DENVER (CBS4) - Colorado farmers want their tax break back. They're asking a tax exemption that was repealed last year to be restored. One lawmaker, who is also a farmer, is helping the effort.

Republicans promised to repeal the tax laws they dubbed the "Dirty Dozen." It's the first of many battles to come.

Rep. Jerry Sonnenberg, a wheat farmer from Sterling, says he's seen first-hand the impact of a sales tax on farm products like pesticides.

"One of our largest co-ops in Colorado -- northeastern Colorado --  it cost them millions of dollars," Sonnenberg said.

Sonnenberg says the tax may be generating revenue, but it's costing the state far more in lost business. He says farmers are not only crossing the border to buy pesticides from states that don't tax them, but hiring those out-of-state companies to apply the chemicals too.

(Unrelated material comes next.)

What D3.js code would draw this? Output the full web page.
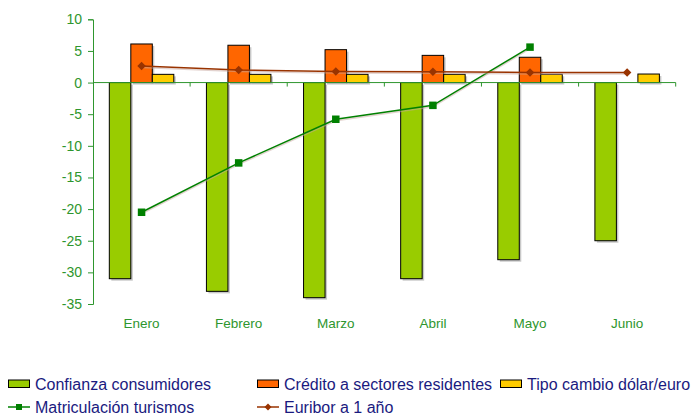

"That's $6 an acre and doesn't take long to add up $6 an acre times 50,000 acres and you have a huge amount of business that just walked out of this state," Sonnenberg said.

Sonnenberg is offering up the first challenge to last year's so-called Dirty Dozen, a set of bills that repealed tax breaks for businesses like agriculture.

 

Ali Michaelson with the Colorado Fiscal Policy Institute told the ag subcommittee everyone needed to sacrifice.

"You're already facing challenge of finding $1 billion to balance the budget. Now is not the time to make this challenge more difficult by further decreasing revenue," Michaelson said.

But Sonnenberg argued farmers were being forced to pay the equivalent of a value added tax -- something no other business does.

"IBM doesn't get charged sales tax on motherboards or hard drives when they put a computer together," he said. "Now agriculture is now charged a sales tax on items it takes to put food on your table."

The ag committee agreed, voting unanimously to send the bill on to the House where it will likely pass. The real challenge will be in the Senate where Democrats hold the majority.

The legislative council says restoring the tax exemption for agricultural products will cost the state $1.3 million a year in revenue.